Impala Daemon Options

The following table lists new Impala daemon start up options that you can add to the env.sh configuration file:
Option Default Description
load_catalog_in_background true New start up option to control the parallelism of metadata loading during start up for the catalogd daemon. Makes Impala use background threads after start up to load and cache metadata.
num_metadata_loading_threads 16 New start up option for controlling the parallelism of metadata loading during start up for the catalogd daemon. Determines how much parallelism Impala devotes to loading metadata in the background. You can increase this value for systems with a huge number of databases, tables, or partitions. You can lower this value for busy systems that have CPU-constraints due to jobs from other components running in the cluster.
insert_inherit_permissions

Same permissions as parent

directory

New start up option that causes Impala INSERT statements to create each new partition with the same MapR filesystem permissions as its parent directory. By default, INSERT

statements create directories for new partitions using default MapR filesystem permissions.

Impala-Shell Command Line Options

The following table lists the new option with its description:

Option Description
strict_unicode The impala-shell interpreter now supports UTF-8 characters for input and output. You can control whetherimpala-shell ignores invalid Unicode code points through this option.

Security

The following table contains new security features and their descriptions:

Feature Description
LDAP LDAP connections can be secured through either SSL or TLS.
Sentry-based authorization Impala can now use Sentry-based authorization based onthe original policy file.

Functions

The following table lists new functions and their descriptions:

Statement Description

NULLIF()

NULLIFZERO()

ZEROIFNULL()

New conditional functions that simplify porting SQL containing vendor extensions to Impala.
CURRENT DATABASE() New utility function that returns the database that the session is currently using.

Built-In Functions

The following table lists new built-in functions and their descriptions:

Function Description
ADD_MONTHS() A built-in function that is an alias for the existing MONTHS_ADD() function.
EXTRACT() A new built-in function that returns one date or time field from a TIMESTAMP value.
ROUND() A new built-in function that rounds DECIMAL values to a specified number of fractional digits.
TRUNC() A new built-in function that truncates date/time values to a particular granularity, such as year, month, day, hour, and so on.

STDDEV(),

STDDEV_SAMP(),

STDDEV_POP(),

VARIANCE(),

VARIANCE_SAMP(),

VARIANCE_POP()

Built-in aggregate functions for computing properties for statistical distributions.

MAX_INT(),

MIN_SMALLINT()

New built-in functions that you can use to check whether data values are in an expected range.

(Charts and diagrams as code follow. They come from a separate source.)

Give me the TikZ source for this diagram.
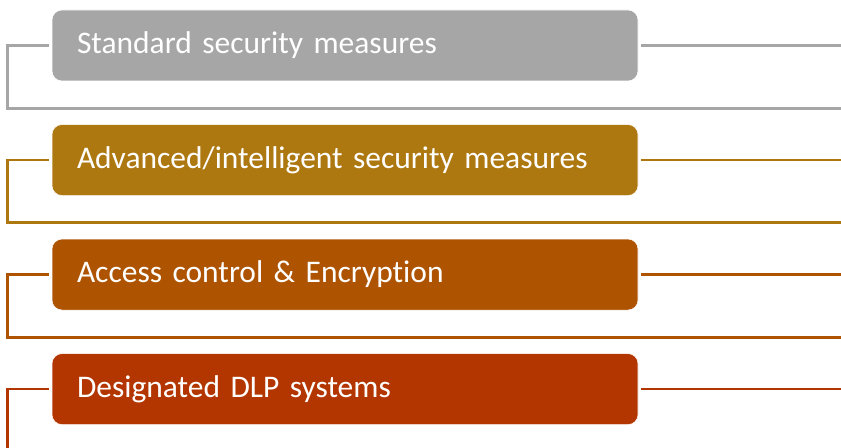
\documentclass[tikz,border=0pt]{standalone}
\usepackage{fontspec}
\setmainfont{Carlito}[Ligatures={NoCommon}]
\usetikzlibrary{calc,positioning}

\definecolor{grayS}{HTML}{A6A6A6}
\definecolor{goldS}{HTML}{AE7811}
\definecolor{brownS}{HTML}{AE5300}
\definecolor{redS}{HTML}{B33600}

\begin{document}
\begin{tikzpicture}[%
    x=0.75pt, y=-0.75pt,
    node font=\fontsize{23.6pt}{28pt}\selectfont,
    stage/.style={rectangle, rounded corners=7.5pt, draw=white, thin,
      minimum width=439.5pt, minimum height=53.25pt,
      inner xsep=18.75pt, text width=402pt, align=left, text=white},
    link/.style={line width=2pt}]

  \useasboundingbox (0,0) rectangle (841,448);

  % the four stages
  \node (S1) at (345,45.5) [stage, fill=grayS] {Standard security measures};
  \node (S2) [below=32.25pt of S1, stage, fill=goldS]
        {Advanced/intelligent security measures};
  \node (S3) [below=32.25pt of S2, stage, fill=brownS]
        {Access control \& Encryption};
  \node (S4) [below=32.25pt of S3, stage, fill=redS]
        {Designated DLP systems};

  % --- brackets ---------------------
  \draw[link, grayS] ($(S1.west)+(-3,0)$) -- ($(S1.west)+(-44,0)$)
      -- ($(S1.south west)+(-44,27)$) -- ($(S1.south west)+(789,27)$);
  \draw[link, grayS] ($(S1.east)+(3,0)$) -- ($(S1.east)+(203,0)$);

  \draw[link, goldS] ($(S2.west)+(-3,0)$) -- ($(S2.west)+(-44,0)$)
      -- ($(S2.south west)+(-44,27)$) -- ($(S2.south west)+(789,27)$);
  \draw[link, goldS] ($(S2.east)+(3,0)$) -- ($(S2.east)+(203,0)$);

  \draw[link, brownS] ($(S3.west)+(-3,0)$) -- ($(S3.west)+(-44,0)$)
      -- ($(S3.south west)+(-44,27)$) -- ($(S3.south west)+(789,27)$);
  \draw[link, brownS] ($(S3.east)+(3,0)$) -- ($(S3.east)+(203,0)$);

  \draw[link, redS] ($(S4.west)+(-3,0)$) -- ($(S4.west)+(-44,0)$)
      -- ($(S4.south west)+(-44,27)$);
  \draw[link, redS] ($(S4.east)+(3,0)$) -- ($(S4.east)+(203,0)$);
\end{tikzpicture}
\end{document}
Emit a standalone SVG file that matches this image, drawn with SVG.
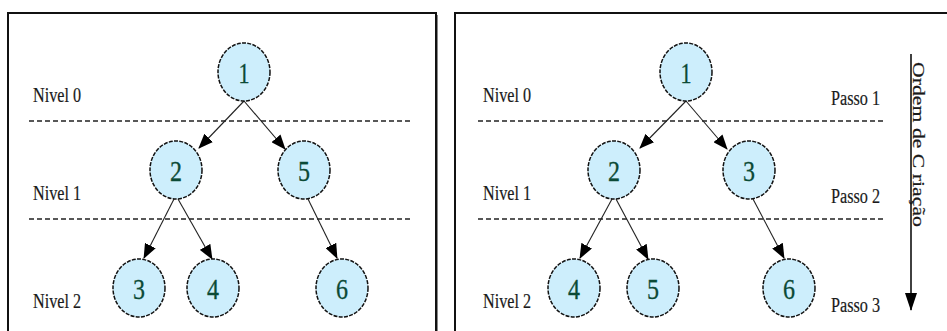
<svg xmlns="http://www.w3.org/2000/svg" width="947" height="331" viewBox="0 0 947 331">
<defs>
<style>
.panel{fill:none;stroke:#111;stroke-width:2}
.lvl{fill:none;stroke:#222;stroke-width:1.3;stroke-dasharray:5,3}
.node ellipse{fill:#cdeefc;stroke:#111;stroke-width:1.5;stroke-dasharray:4,1.3}
.node text{font-family:'Liberation Serif','Times New Roman','DejaVu Serif',serif;font-size:29px;fill:#0b4a36;stroke:#0b4a36;stroke-width:0.3;text-anchor:middle}
.lbl{font-family:'Liberation Serif','Times New Roman','DejaVu Serif',serif;font-size:20px;fill:#1a1a1a;stroke:#1a1a1a;stroke-width:0.2}
.edge{stroke:#222;stroke-width:1.1;fill:none;marker-end:url(#ah)}
</style>
<marker id="ah" markerUnits="userSpaceOnUse" markerWidth="15" markerHeight="12" viewBox="0 0 15 12" refX="14" refY="6" orient="auto">
<path d="M0,0 L15,6 L0,12 z" fill="#000"/>
</marker>
<marker id="ah2" markerUnits="userSpaceOnUse" markerWidth="18" markerHeight="12" viewBox="0 0 18 12" refX="17" refY="6" orient="auto">
<path d="M0,0 L18,6 L0,12 z" fill="#000"/>
</marker>
</defs>
<rect width="947" height="331" fill="#fff"/>
<g id="panels">
<path class="panel" d="M8,340 V13 H436 V340"/>
<path d="M437.5,15 V340" stroke="#888" stroke-width="1"/>
<path class="panel" d="M455,340 V13 H950"/>
</g>
<g id="levels">
<line class="lvl" x1="29" y1="121" x2="410" y2="121"/>
<line class="lvl" x1="29" y1="219" x2="410" y2="219"/>
<line class="lvl" x1="478" y1="121" x2="883" y2="121"/>
<line class="lvl" x1="478" y1="219" x2="883" y2="219"/>
</g>
<g id="labels">
<text class="lbl" x="33" y="102" textLength="48" lengthAdjust="spacingAndGlyphs">Nivel 0</text>
<text class="lbl" x="33" y="200" textLength="48" lengthAdjust="spacingAndGlyphs">Nivel 1</text>
<text class="lbl" x="33" y="308" textLength="48" lengthAdjust="spacingAndGlyphs">Nivel 2</text>
<text class="lbl" x="483" y="102" textLength="48" lengthAdjust="spacingAndGlyphs">Nivel 0</text>
<text class="lbl" x="483" y="200" textLength="48" lengthAdjust="spacingAndGlyphs">Nivel 1</text>
<text class="lbl" x="483" y="308" textLength="48" lengthAdjust="spacingAndGlyphs">Nivel 2</text>
<text class="lbl" x="831" y="105" textLength="49" lengthAdjust="spacingAndGlyphs">Passo 1</text>
<text class="lbl" x="831" y="203" textLength="49" lengthAdjust="spacingAndGlyphs">Passo 2</text>
<text class="lbl" x="831" y="312" textLength="49" lengthAdjust="spacingAndGlyphs">Passo 3</text>
</g>
<g id="connectors">
<line class="edge" x1="244" y1="101" x2="199" y2="148"/>
<line class="edge" x1="244" y1="101" x2="285" y2="149"/>
<line class="edge" x1="174" y1="199" x2="144" y2="258"/>
<line class="edge" x1="178" y1="199" x2="212" y2="259"/>
<line class="edge" x1="308" y1="199" x2="337" y2="258"/>
<line class="edge" x1="686" y1="101" x2="640" y2="148"/>
<line class="edge" x1="686" y1="101" x2="727" y2="149"/>
<line class="edge" x1="612" y1="199" x2="580" y2="258"/>
<line class="edge" x1="616" y1="199" x2="648" y2="259"/>
<line class="edge" x1="753" y1="199" x2="784" y2="258"/>
<line x1="911" y1="54" x2="911" y2="310" stroke="#111" stroke-width="1.6" marker-end="url(#ah2)"/>
</g>
<text class="lbl" transform="translate(913,62) rotate(90)" textLength="165" lengthAdjust="spacingAndGlyphs" style="font-size:17px">Ordem de C riação</text>
<g id="n1" class="node"><ellipse cx="244" cy="72" rx="26" ry="29"/><text x="244" y="83" textLength="11" lengthAdjust="spacingAndGlyphs">1</text></g>
<g id="n2" class="node"><ellipse cx="176" cy="170" rx="26" ry="29"/><text x="176" y="181" textLength="12" lengthAdjust="spacingAndGlyphs">2</text></g>
<g id="n5" class="node"><ellipse cx="304" cy="170" rx="26" ry="29"/><text x="304" y="181" textLength="12" lengthAdjust="spacingAndGlyphs">5</text></g>
<g id="n3" class="node"><ellipse cx="139" cy="288" rx="26" ry="29"/><text x="139" y="299" textLength="12" lengthAdjust="spacingAndGlyphs">3</text></g>
<g id="n4" class="node"><ellipse cx="213" cy="288" rx="26" ry="29"/><text x="213" y="299" textLength="12" lengthAdjust="spacingAndGlyphs">4</text></g>
<g id="n6" class="node"><ellipse cx="342" cy="288" rx="26" ry="29"/><text x="342" y="299" textLength="12" lengthAdjust="spacingAndGlyphs">6</text></g>
<g id="m1" class="node"><ellipse cx="686" cy="72" rx="26" ry="29"/><text x="686" y="83" textLength="11" lengthAdjust="spacingAndGlyphs">1</text></g>
<g id="m2" class="node"><ellipse cx="614" cy="170" rx="26" ry="29"/><text x="614" y="181" textLength="12" lengthAdjust="spacingAndGlyphs">2</text></g>
<g id="m3" class="node"><ellipse cx="749" cy="170" rx="26" ry="29"/><text x="749" y="181" textLength="12" lengthAdjust="spacingAndGlyphs">3</text></g>
<g id="m4" class="node"><ellipse cx="574" cy="288" rx="26" ry="29"/><text x="574" y="299" textLength="12" lengthAdjust="spacingAndGlyphs">4</text></g>
<g id="m5" class="node"><ellipse cx="653" cy="288" rx="26" ry="29"/><text x="653" y="299" textLength="12" lengthAdjust="spacingAndGlyphs">5</text></g>
<g id="m6" class="node"><ellipse cx="789" cy="288" rx="26" ry="29"/><text x="789" y="299" textLength="12" lengthAdjust="spacingAndGlyphs">6</text></g>
</svg>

You might be able to switch a column to a smaller type to save memory during processing.

IS_INF(),

IS_NAN()

New built-in functions that check for special values infinity and “not a number”. These values could be specified as inf or nan in text data files.

They may also be produced by certain arithmetic expressions.

Statements

The following table lists new or improved statements and their descriptions:

Statement Description
COMPUTE STATS

Use this statement to collect table and column statistics with a single statement.

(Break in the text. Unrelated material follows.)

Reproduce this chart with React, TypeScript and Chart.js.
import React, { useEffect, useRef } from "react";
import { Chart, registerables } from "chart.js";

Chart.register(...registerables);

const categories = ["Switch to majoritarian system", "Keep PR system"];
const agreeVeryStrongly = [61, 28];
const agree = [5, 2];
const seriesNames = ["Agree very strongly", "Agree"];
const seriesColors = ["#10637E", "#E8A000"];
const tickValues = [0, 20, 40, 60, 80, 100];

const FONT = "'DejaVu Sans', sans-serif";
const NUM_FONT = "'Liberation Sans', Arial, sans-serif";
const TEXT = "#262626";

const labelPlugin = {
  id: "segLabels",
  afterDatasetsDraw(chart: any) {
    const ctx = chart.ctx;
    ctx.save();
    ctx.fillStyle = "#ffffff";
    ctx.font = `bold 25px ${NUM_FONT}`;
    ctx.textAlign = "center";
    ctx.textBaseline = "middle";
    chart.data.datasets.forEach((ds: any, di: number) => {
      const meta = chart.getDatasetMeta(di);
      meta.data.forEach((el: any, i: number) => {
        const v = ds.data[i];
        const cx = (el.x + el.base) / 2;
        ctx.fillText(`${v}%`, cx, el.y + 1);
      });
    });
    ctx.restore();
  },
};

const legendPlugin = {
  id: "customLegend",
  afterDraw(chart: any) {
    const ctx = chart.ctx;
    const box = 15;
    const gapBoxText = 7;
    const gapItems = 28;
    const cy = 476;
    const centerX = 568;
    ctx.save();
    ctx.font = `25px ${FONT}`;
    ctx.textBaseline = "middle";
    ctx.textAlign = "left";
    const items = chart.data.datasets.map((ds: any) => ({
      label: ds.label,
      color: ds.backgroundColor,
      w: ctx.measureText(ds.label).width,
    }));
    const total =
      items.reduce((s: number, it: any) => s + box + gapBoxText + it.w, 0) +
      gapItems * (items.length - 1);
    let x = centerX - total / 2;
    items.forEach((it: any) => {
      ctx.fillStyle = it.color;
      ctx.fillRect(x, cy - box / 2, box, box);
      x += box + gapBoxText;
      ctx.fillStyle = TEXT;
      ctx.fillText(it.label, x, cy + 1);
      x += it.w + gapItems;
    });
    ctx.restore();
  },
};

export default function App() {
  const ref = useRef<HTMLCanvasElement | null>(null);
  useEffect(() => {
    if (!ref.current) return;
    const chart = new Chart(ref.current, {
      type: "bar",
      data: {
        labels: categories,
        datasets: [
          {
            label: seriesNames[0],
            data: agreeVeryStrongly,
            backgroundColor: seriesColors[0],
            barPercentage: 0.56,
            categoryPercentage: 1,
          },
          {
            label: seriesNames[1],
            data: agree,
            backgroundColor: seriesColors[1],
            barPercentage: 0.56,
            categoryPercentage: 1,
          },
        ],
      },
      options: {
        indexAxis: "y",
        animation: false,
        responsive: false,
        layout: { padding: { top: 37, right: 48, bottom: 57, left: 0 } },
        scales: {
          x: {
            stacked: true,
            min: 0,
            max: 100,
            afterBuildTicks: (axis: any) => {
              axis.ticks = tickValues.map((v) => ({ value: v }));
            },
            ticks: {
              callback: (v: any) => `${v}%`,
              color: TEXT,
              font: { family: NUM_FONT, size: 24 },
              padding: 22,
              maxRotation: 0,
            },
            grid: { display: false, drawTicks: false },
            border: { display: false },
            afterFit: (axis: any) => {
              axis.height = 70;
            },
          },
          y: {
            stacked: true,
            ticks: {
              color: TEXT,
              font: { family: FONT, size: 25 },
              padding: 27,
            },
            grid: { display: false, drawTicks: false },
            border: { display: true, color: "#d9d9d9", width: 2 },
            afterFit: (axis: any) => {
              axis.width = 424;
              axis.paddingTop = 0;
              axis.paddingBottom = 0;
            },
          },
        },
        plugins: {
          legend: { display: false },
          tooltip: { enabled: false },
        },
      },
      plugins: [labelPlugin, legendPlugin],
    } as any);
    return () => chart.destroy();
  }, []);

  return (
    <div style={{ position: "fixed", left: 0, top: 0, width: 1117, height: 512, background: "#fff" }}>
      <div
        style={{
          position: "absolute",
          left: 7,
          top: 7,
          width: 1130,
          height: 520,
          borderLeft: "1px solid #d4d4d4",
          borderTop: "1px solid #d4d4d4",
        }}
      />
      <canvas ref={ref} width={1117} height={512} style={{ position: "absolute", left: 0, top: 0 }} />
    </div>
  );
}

Useful for query planning, join queries, queries on partitioned tables, and any other data intensive operations.

This release includes the following performance improvements for the statement:

  • The
    NDV
    function is sped up through native code generation.
  • Because the NULL count is not currently used by the Impala query planner, in Impala 1.4.0 and higher,

    COMPUTE STATS
    does not count the NULL values for each column. The #Nulls field of the stats table is

    left as -1, signifying that the value is unknown.

CREATE TABLE

SQL syntax for creating a table.

This release includes the following improvements for the statement:

  • You can now specify the clause FIELDS TERMINATED BY '\0' to use text data files that use ASCII 0 (nul) characters as a delimiter.
  • For interoperability with Parquet files created through other Hadoop components, such as Pig or MapReduce applications, you can create

    an Impala table that automatically sets up the column definitions based on the layout of an existing Parquet data file.

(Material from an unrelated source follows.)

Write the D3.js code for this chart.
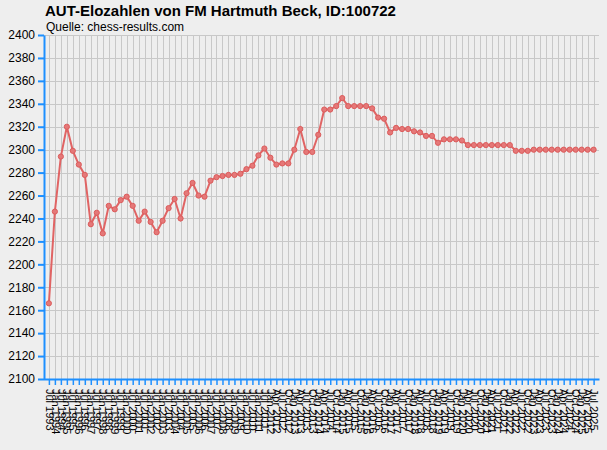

  • Has a STORED AS AVRO clause, enabling you to create Avro tables through Impala.
EXPLAIN PLAN

When you run EXPLAIN PLAN followed by a SELECT query, it returns the query execution plan. EXPLAIN PLAN now provides more detail in a simpler format with the following verbosity levels:

  • 0 – Most concise
  • 1
  • 2
  • 3 – Most verbose
INVALIDATE METADATA table_name Impala loads metadata for a Hive table when you issue the INVALIDATE METADATA table_name statement if a Hive table exists with the same name.
SHOW FUNCTIONS

Shows user-defined functions associated with a particular database.

This release includes the following improvements for the statement:

  • Now displays the return type and argument type of each function.
  • You can now specify the clause FIELDS TERMINATED BY '\0' with a CREATE TABLE

    statement to use text data files that use ASCII 0 (nul) characters as a delimiter.

SHOW PARTITIONS

Displays information about each partition in a partitioned table. Run the COMPUTE STATS statement after creating all table partitions and then run

SHOW PARTITIONS for more informative output.

Data Types

The following table lists new or improved data types with their descriptions:

Data Type Description
DECIMAL A numeric data type that you can use in CREATE TABLE and ALTER TABLE statements to store fixed-precision values when working with currency or other fractional values where it is important to represent values exactly and avoid rounding errors. Useful for calculations where the imprecise representation and rounding behavior of FLOAT and DOUBLE make them impractical to use. Includes enhancements to built-in functions, numeric literals, and arithmetic expressions.
TIMESTAMP Accepts more input string formats through the UNIX TIMESTAMP function, and produces more string formats through the FROM UNIXTIME function.

Clauses and Operators

The following table lists new or improved clauses and operators with descriptions:

Feature Description
ORDER BY No longer requires a LIMIT clause. If the size of the result set to be sorted exceeds the memory available to Impala,Impala uses a temporary work space on disk to perform the sort operation.

REGEXP

RLIKE

Improved compatibility with the regular expression support for popular database systems. There is no change to the behavior of the regexp_extract() and regexp_replace() built-in functions.

These operators now match a regular expression string that occurs anywhere inside the target string; the same as if the regular expression was enclosed on each side by .*.